A formulação literal do preceito – que não utiliza as
fórmulas habituais de o acto ter de ser praticado em juízo (alínea e) do artigo
279.º do Código Civil) ou perante o serviço público (alínea c) do n.º 1 do
artigo 72.º do Código do Procedimento Administrativo – CPA) –, ao aludir
explicitamente à circunstância de o acto em causa implicar o envolvimento de
entidades ou serviços públicos através de uma intervenção dessas entidades ou
serviços, logo inculca que se pretendeu contemplar as situações em que a prática
do acto determina o desenvolvimento de uma actividade desses entes públicos, e
não já os casos em que os serviços funcionam como mera instância de recepção
de documentos. Daqui deriva, pois, a não aplicabilidade da regra do citado
artigo 229.º, n.º 2, ao presente caso.
Sendo “aplicável ao contencioso da votação e do
apuramento o disposto no Código de Processo Civil”, como expressamente dispõe o
n.º 5 do artigo 159.º da LEOAL, é, hoje em dia, inequívoco não só que “as partes
podem praticar os actos processuais através de telecópia ou por correio
electrónico, em qualquer dia e independentemente da hora da abertura e do
encerramento dos tribunais” (artigo 143.º, n.º 4, do Código de Processo Civil
(CPC), aditado pelo Decreto‑Lei n.º 183/2000, de 10 de Agosto), como também que
quando o acto é praticado por “envio através de telecópia, [vale] como data da
prática do acto processual a da expedição” (artigo 150.º, n.º 1, alínea c), do
CPC, na redacção do Decreto‑Lei n.º 324/2003, de 27 de Dezembro).
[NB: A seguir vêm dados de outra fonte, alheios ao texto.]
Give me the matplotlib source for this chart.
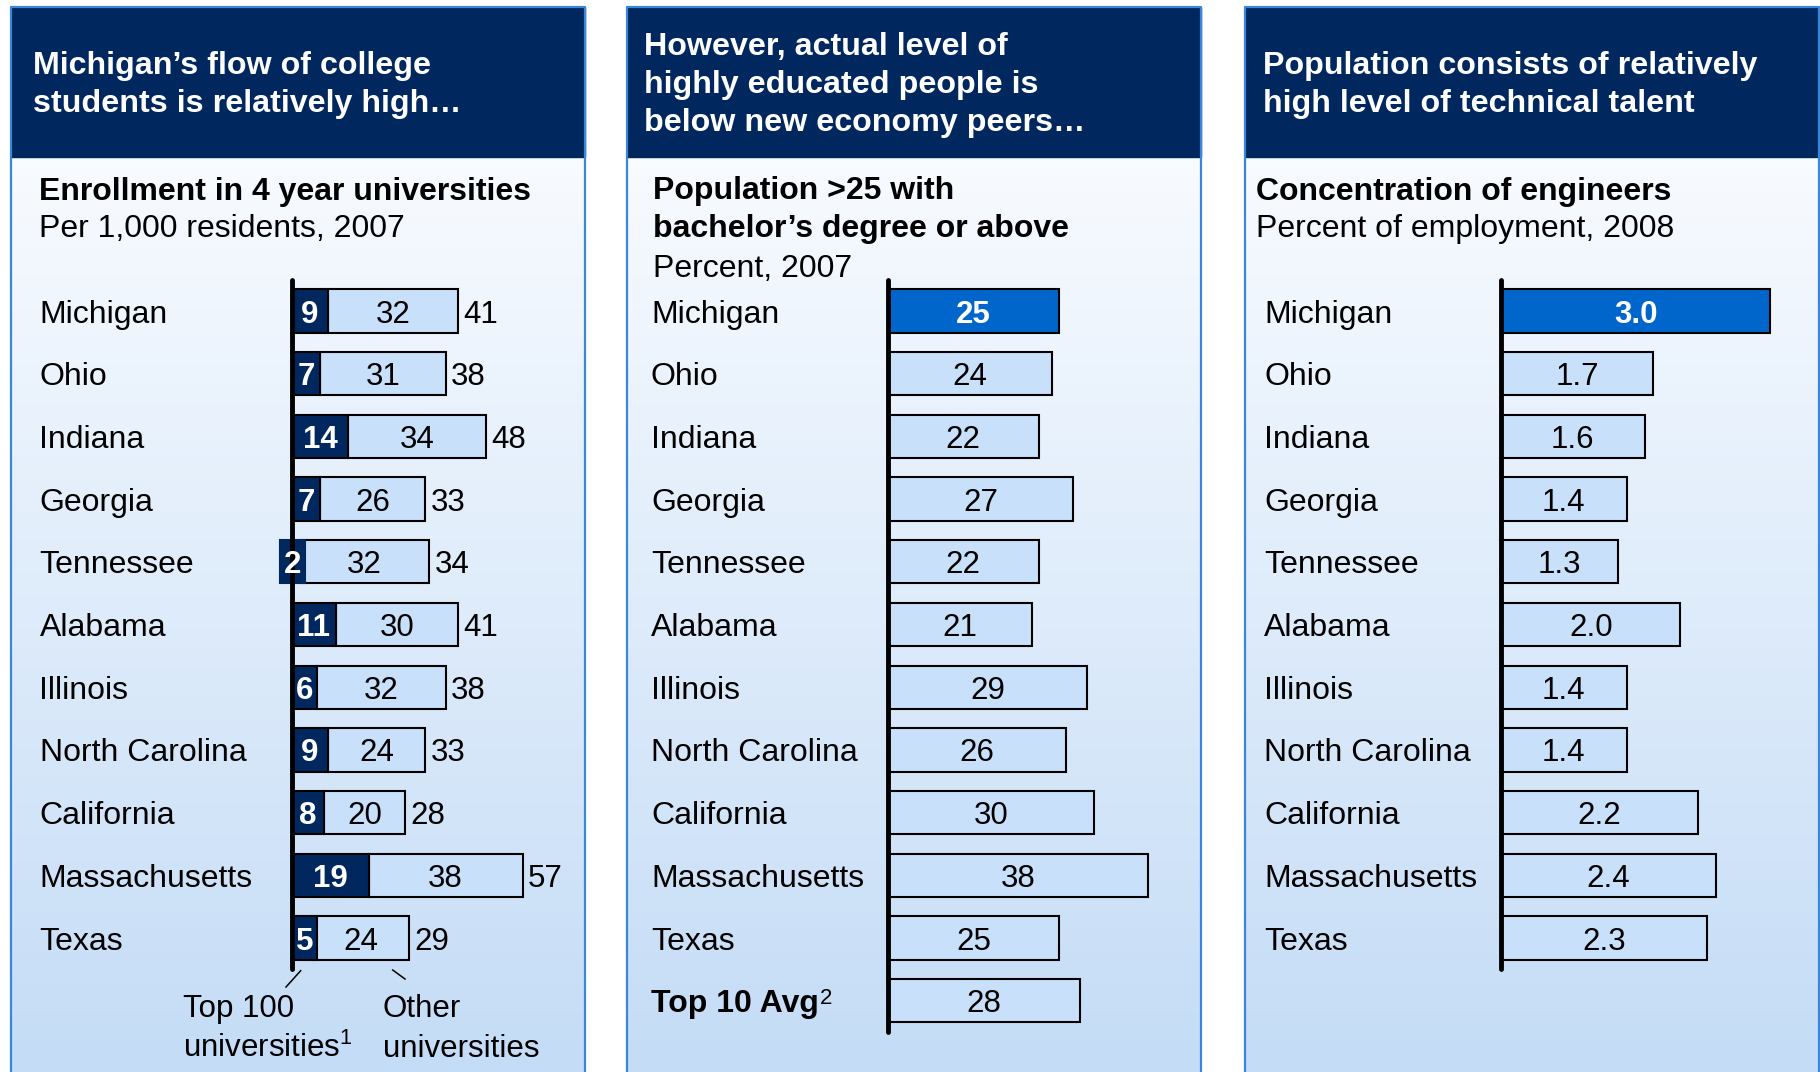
import matplotlib.pyplot as plt
import numpy as np
from matplotlib.colors import LinearSegmentedColormap
from matplotlib.patches import Rectangle
from matplotlib.transforms import blended_transform_factory

plt.rcParams['font.family'] = ['Liberation Sans', 'DejaVu Sans']
plt.rcParams['mathtext.fontset'] = 'custom'
plt.rcParams['mathtext.rm'] = 'Liberation Sans'
plt.rcParams['mathtext.default'] = 'regular'

# data
states = ['Michigan', 'Ohio', 'Indiana', 'Georgia', 'Tennessee', 'Alabama', 'Illinois',
          'North Carolina', 'California', 'Massachusetts', 'Texas']
top100 = [9, 7, 14, 7, 2, 11, 6, 9, 8, 19, 5]
other = [32, 31, 34, 26, 32, 30, 32, 24, 20, 38, 24]
bachelor = [25, 24, 22, 27, 22, 21, 29, 26, 30, 38, 25]
top10_label = 'Top 10 Avg'
top10_avg = 28
engineers = [3.0, 1.7, 1.6, 1.4, 1.3, 2.0, 1.4, 1.4, 2.2, 2.4, 2.3]

headers = [['Michigan\u2019s flow of college', 'students is relatively high\u2026'],
           ['However, actual level of', 'highly educated people is', 'below new economy peers\u2026'],
           ['Population consists of relatively', 'high level of technical talent']]
subtitles = [(['Enrollment in 4 year universities'], 'Per 1,000 residents, 2007'),
             (['Population >25 with', 'bachelor\u2019s degree or above'], 'Percent, 2007'),
             (['Concentration of engineers'], 'Percent of employment, 2008')]

NAVY = '#00285E'
LIGHT = '#C8E0FA'
HIGH = '#0066CC'
BORDER = '#3A86DC'

W, H = 1820, 1072
Y0, ROW = 279.65, 62.7
BH = 0.69
FS_CAT = 23
FS_NUM = 22.5

fig = plt.figure(figsize=(18.2, 10.72), dpi=100)
bg = fig.add_axes([0, 0, 1, 1])
bg.set_xlim(0, W)
bg.set_ylim(H, 0)
bg.axis('off')

grad = LinearSegmentedColormap.from_list('g', ['#F8FBFF', '#C4DCF6'])
panels = [(11, 585), (627, 1201), (1245, 1819)]
head_x = [33, 644, 1263]
head_y = [[74, 112], [55, 93, 131], [74, 112]]
sub_x = [39, 653, 1256]
sub_y = [[200, 237], [199, 237, 277], [200, 237]]

for k, (x0, x1) in enumerate(panels):
    bg.imshow(np.linspace(0, 1, 256).reshape(-1, 1), cmap=grad, aspect='auto',
              extent=(x0, x1, H, 157), origin='upper', zorder=0)
    bg.add_patch(Rectangle((x0, 7), x1 - x0, 150, color=NAVY, zorder=1))
    bg.plot([x0, x0, x1, x1], [H, 7, 7, H], color=BORDER, lw=1.6, zorder=2)
    for line, y in zip(headers[k], head_y[k]):
        bg.text(head_x[k], y, line, color='white', fontsize=23.2, fontweight='bold', va='baseline')
    bold_lines, reg = subtitles[k]
    for line, y in zip(bold_lines, sub_y[k]):
        bg.text(sub_x[k], y, line, fontsize=23, fontweight='bold', va='baseline')
    bg.text(sub_x[k], sub_y[k][len(bold_lines)], reg, fontsize=23, va='baseline')
bg.set_xlim(0, W)
bg.set_ylim(H, 0)


def bar_axes(x0, x1, axis_px, scale):
    ax = fig.add_axes([x0 / W, 1 - (Y0 + 12 * ROW) / H, (x1 - x0) / W, 12 * ROW / H])
    ax.set_xlim((x0 - axis_px) / scale, (x1 - axis_px) / scale)
    ax.set_ylim(11.5, -0.5)
    ax.axis('off')
    ax.patch.set_visible(False)
    return ax


def cat_labels(ax, x_px, labels):
    tr = blended_transform_factory(bg.transData, ax.transData)
    for i, lab in enumerate(labels):
        ax.text(x_px, i, lab, transform=tr, fontsize=FS_CAT, va='center_baseline', ha='left')


def num(ax, x, i, s, **kw):
    ax.text(x, i, s, fontsize=FS_NUM, ha='center', va='center_baseline', zorder=5, **kw)


# panel 1: enrollment
ax1 = bar_axes(11, 585, 291.7, 4.05)
for i, (d, o) in enumerate(zip(top100, other)):
    ax1.barh(i, o, left=d, height=BH, color=LIGHT, edgecolor='black', lw=1.5, zorder=2)
    dl = min(0, d - 4.9)
    dw = max(d, 6.3)
    ax1.barh(i, dw, left=dl, height=BH, color=NAVY, edgecolor=NAVY if d < 5 else 'black',
             lw=1.5, zorder=3)
    num(ax1, dl + dw / 2, i, str(d), color='white', fontweight='bold')
    num(ax1, d + o / 2, i, str(o))
    ax1.annotate(str(d + o), xy=(d + o, i), xytext=(4, 0), textcoords='offset points',
                 fontsize=FS_NUM, ha='left', va='center_baseline')
ax1.plot([0, 0], [-0.5, 10.5], color='black', lw=3.5, solid_capstyle='round',
         zorder=4, clip_on=False)
cat_labels(ax1, 39.5, states)

bg.plot([300.7, 286], [970.7, 987], color='black', lw=1.1)
bg.plot([392.7, 405], [970, 979], color='black', lw=1.1)
bg.text(183, 1017, 'Top 100', fontsize=22.5, va='baseline')
bg.text(183, 1057, 'universities$^1$', fontsize=22.5, va='baseline')
bg.text(383, 1017, 'Other', fontsize=22.5, va='baseline')
bg.text(383, 1057, 'universities', fontsize=22.5, va='baseline')

# panel 2: bachelor's degree
ax2 = bar_axes(627, 1201, 888, 6.85)
vals2 = bachelor + [top10_avg]
for i, v in enumerate(vals2):
    hi = i == 0
    ax2.barh(i, v, height=BH, color=HIGH if hi else LIGHT, edgecolor='black', lw=1.5, zorder=2)
    num(ax2, v / 2, i, str(v), color='white' if hi else 'black',
        fontweight='bold' if hi else 'normal')
ax2.plot([0, 0], [-0.5, 11.5], color='black', lw=3.5, solid_capstyle='round',
         zorder=4, clip_on=False)
cat_labels(ax2, 651, states)
tr2 = blended_transform_factory(bg.transData, ax2.transData)
t = ax2.text(651, len(states), top10_label, transform=tr2, fontsize=FS_CAT,
             fontweight='bold', va='center_baseline', ha='left')
ax2.annotate('2', xy=(1, 1), xycoords=t, xytext=(1, 1), textcoords='offset points',
             fontsize=16, ha='left', va='top')

# panel 3: engineers
ax3 = bar_axes(1245, 1819, 1501, 89.7)
for i, v in enumerate(engineers):
    hi = i == 0
    ax3.barh(i, v, height=BH, color=HIGH if hi else LIGHT, edgecolor='black', lw=1.5, zorder=2)
    num(ax3, v / 2, i, f'{v:.1f}', color='white' if hi else 'black',
        fontweight='bold' if hi else 'normal')
ax3.plot([0, 0], [-0.5, 10.5], color='black', lw=3.5, solid_capstyle='round',
         zorder=4, clip_on=False)
cat_labels(ax3, 1264, states)

fig.savefig('out.png', dpi=100)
Em face do exposto, terminando às 24 horas do dia 14 de
Outubro de 2004 o prazo de interposição de recurso para o Tribunal
Constitucional e sendo incontroversa a admissibilidade do envio por telecópia
da respectiva petição, independentemente do “horário de funcionamento” do
serviço destinatário, o envio efectuado às 17h25 desse dia 14 de Outubro não
pode deixar de ser considerado como tempestivo, sendo inaplicável a regra do
artigo 229.º, n.º 2, da LEOAL, por o acto praticado não “envolver a intervenção”
(na acepção atrás assinalada) de entidades ou serviços públicos, mas a mera
recepção, por qualquer meio, de um documento transmissível por telecópia,
recepção essa que não exige a presença física de qualquer funcionário.
O prazo de um dia é, por definição, sempre superior ao
prazo de 24 horas, pois despreza o tempo decorrido no dia em que ocorreu o
evento que desencadeia o início do prazo e termina às 24 horas do dia seguinte.
A tese que fez vencimento – considerando que o prazo termina às 16 horas desse
dia – tem o efeito (a meu ver inadmissível) de poder transformar um prazo de um
dia em prazo inferior a 24 horas, o que ocorrerá sempre que o edital contendo os
resultados do apuramento geral seja afixado depois das 16 horas.